Benefit fraud investigators will reportedly be given the power to take money directly from wages as part of new Department for Work and Pensions (DWP) plans to crack down on fraudsters. The measure is one of several far-reaching powers set to be included in the UK Government’s forthcoming Fraud, Error and Debt Bill, according to the Sunday Telegraph.

The Bill, announced by the Prime Minister during the Labour Party conference in September, is intended to target benefit fraud by ‘modernising’ the DWP in an effort to save £1.6billion over the next five years. At present, DWP investigators must secure a court order before deducting money from someone’s wages or bank accounts.

Writing in the Sunday Telegraph, Work and Pensions Secretary Liz Kendall said it was “absurd” that investigators’ powers had not been updated in the last 20 years.

She said: “My team are still, in 2024, sending letters to gather evidence for those suspected of welfare fraud, slowing them down to a snail’s pace when they could be shutting down serious fraud cases.

“Our bill will give them similar powers as HMRC to investigate fraudsters – it’s time we give them the tools they need for the fight.”

As well as the power to deduct money directly from the wages of people who have over-claimed on benefits, the Bill is reported to give investigators the ability to compel information about suspected fraudsters from all private companies, not just banks, utilities and employers.

The DWP pays benefits to around 22.7m people across Great Britain, including 12.7m pensioners, however, the new powers will not extend to the State Pension, which Ms Kendall said would not have been “proportionate”.

She said the enhanced information-gathering powers would allow the state to “stop serious fraud in its tracks by making sure people really are who they say they are”.

But the plans have sparked alarm among privacy campaigners, with Big Brother Watch describing them as “Orwellian” and “a major expansion of government power” that threatened the presumption of innocence.

Ms Kendall dismissed claims that the UK Government would be “snooping” on people’s bank accounts as “nonsense” and insisted there would be human oversight of automated alerts flagging potential fraud.

Similar proposals put forward by the previous government passed the House of Commons but were unable to pass the Lords before Parliament was dissolved for the General Election.

The Government claims fraud and error in the welfare system costs the taxpayer £10 billion a year, while the Chancellor is reported to be considering tax rises and spending cuts worth £40 billion at this month’s Budget in order to avoid a return to austerity.

The expected savings delivered by the Government’s latest proposals amount to an average of £320million per year.

Liberal Democrat MP Steve Darling recently asked DWP “what data banks will have to share under the Fraud, Error and Debt Bill”.

In a written response on October 17 to the shadow spokesperson for work and pensions, DWP Minister Andrew Western, said: “The Fraud, Error and Debt Bill will introduce a range of measures that will interact with banks and Financial Institutions. Information shared will vary by each measure but will always be proportionate, and include strong safeguards being put in place for each.

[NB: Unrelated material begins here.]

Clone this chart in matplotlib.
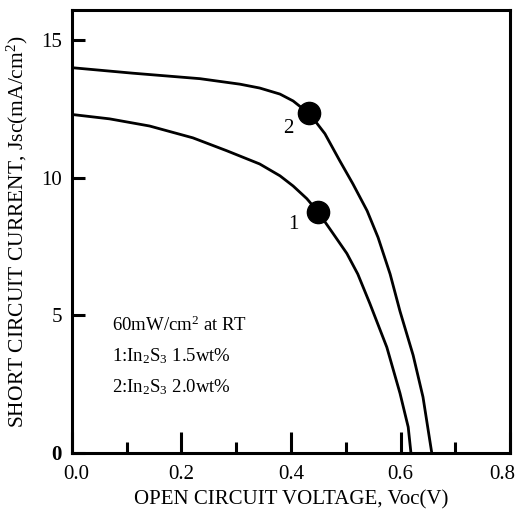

“Further details will be set out when the Bill is introduced to Parliament shortly.”

New DWP fraud measures

The measures in the Bill will remedy that, giving DWP powers to:

  • Better investigate suspected fraud and new powers of search and seizure, so DWP can take greater control of investigations into criminal gangs defrauding the taxpayer.
  • Make changes to the penalties system, so no one found to have committed fraud against the social security system avoids punishment, bringing increased fairness for claimants who do the right thing.
  • Allow DWP to recover debts from individuals who can pay money back but have avoided doing so, bringing greater fairness to debt recoveries.
  • Eligibility Verification – require banks and financial institutions to examine their own data sets to highlight where someone may not be eligible for the benefits they are being paid.